In the Argonautica of Valerius Flaccus, Otreus is also said to be a companion of Mygdon, but the Dymas in the Argonautica who is connected to Otreus identifies himself as his friend and squire. Valerius Flaccus has Dymas say that Otreus was killed by Amycus, a mythological type of the cruel tyrant who imposes a usually fatal task on travelers before he will allow them to pass through his territory, thus warning the Argonauts to anticipate this hazard, which they duly overcome. Their last major stopping-off point before they reach their destination takes them to the land of the Mariandyni where Lycus reigns. This Lycus is said to be the brother of Otreus, who ought to avenge his death.

The family connections of Otreus in the Argonautica don't necessarily line up with the reference in the Iliad in terms of timeline. His death at the hands of Amycus is said to have occurred on his way to ask for the hand of Hesione in marriage, but according to post-Homeric legend, she had left Troy when Priam was a boy.

===Homeric Hymn to Aphrodite and Phrygian identity===
In the Homeric Hymn to Aphrodite, when in disguise to seduce the Trojan noble Anchises, Aphrodite pretends to be the mortal daughter of Otreus, identifying him as "the king of all of well-walled Phrygia." Deception was required to overcome any reluctance a mortal man might feel about the cost of sleeping with a goddess. The disguised Aphrodite further explains that although she is Phrygrian, she can speak to Anchises in his own language because she was brought up by a Trojan nursemaid—a linguistic point indicating that in this period, the Phrygian and Trojan languages were distinct enough not to be mutually intelligible without acquisition.

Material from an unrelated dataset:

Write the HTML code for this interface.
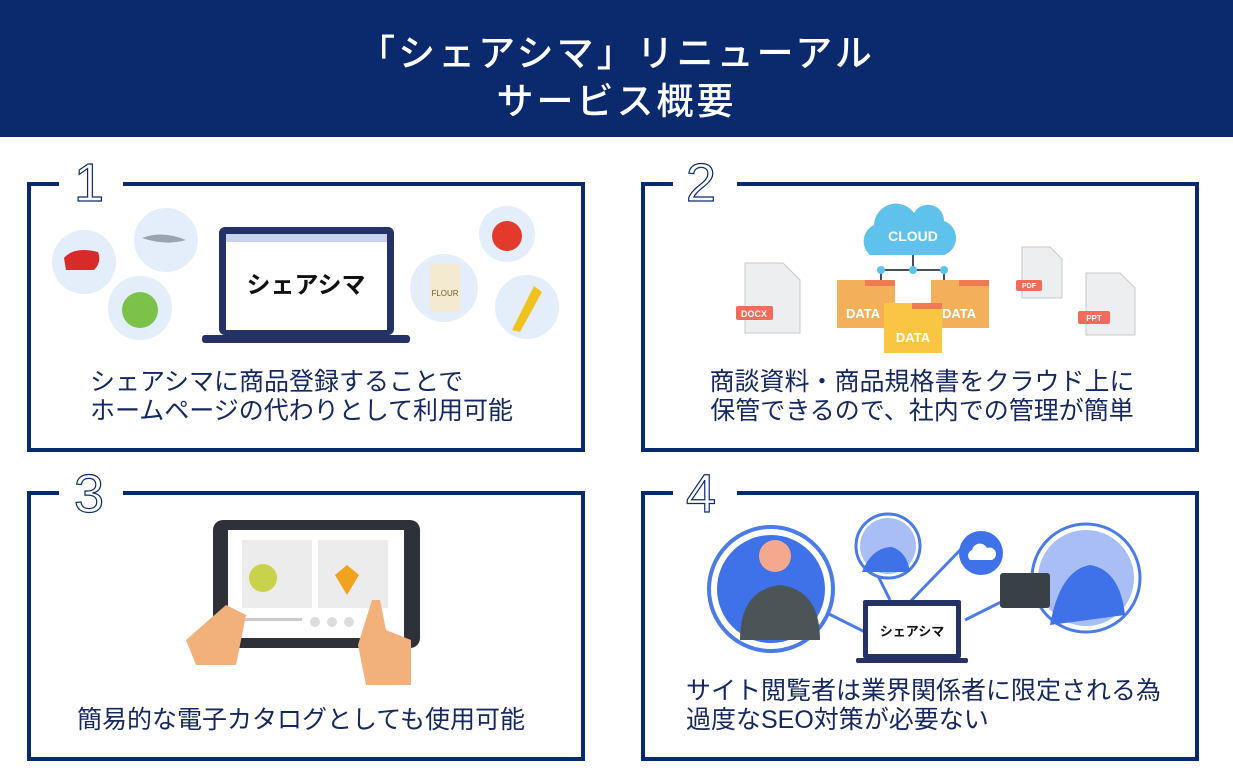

Ezra Pound names Otreus in Canto XXIII in a thematic use of the Homeric and Epic Cycle to show recurring patterns in history. In a narrative passage that alludes to the Homeric hymn, Anchises is chatting with a helmsman as they sail. The helmsman observes that Adonis, another mortal desired by Aphrodite, died a virgin, and Anchises recalls Aphrodite's ruse and how she claimed "King Otreus, of Phrygia,/ that king is my father." Pound's layered patterning may reference the fall of Troy and surrounding events in relation to the destruction of Smyrna during the Greco-Turkish War.

==Phrygian coins==
B. V. Head identified Otreus as the figure depicted on a Phrygian coin that shows a warrior stepping onto the prow of a ship. The figure wears only a chlamys (a type of cloak) and is armed with a spear. Ernest Babelon believed this figure to be Aeneas, but the nudity may signify a semidivine founding hero, whereas Aeneas is more securely identified as fully armored on other coins of Otrous and neighboring Stectorium, the city of Otreus's friend Mygdon. Pausanias's note that the tomb of Mygdon was located in Stectorium suggests he was venerated as a founding hero there. Some coins issued at Stectorium otherwise identified as Hector may therefore represent Mygdon, and Head proposed that the friends Mygdon and Otreus were similarly honored in their respective cities. The coins in question were issued at Otrous during the reign of Geta.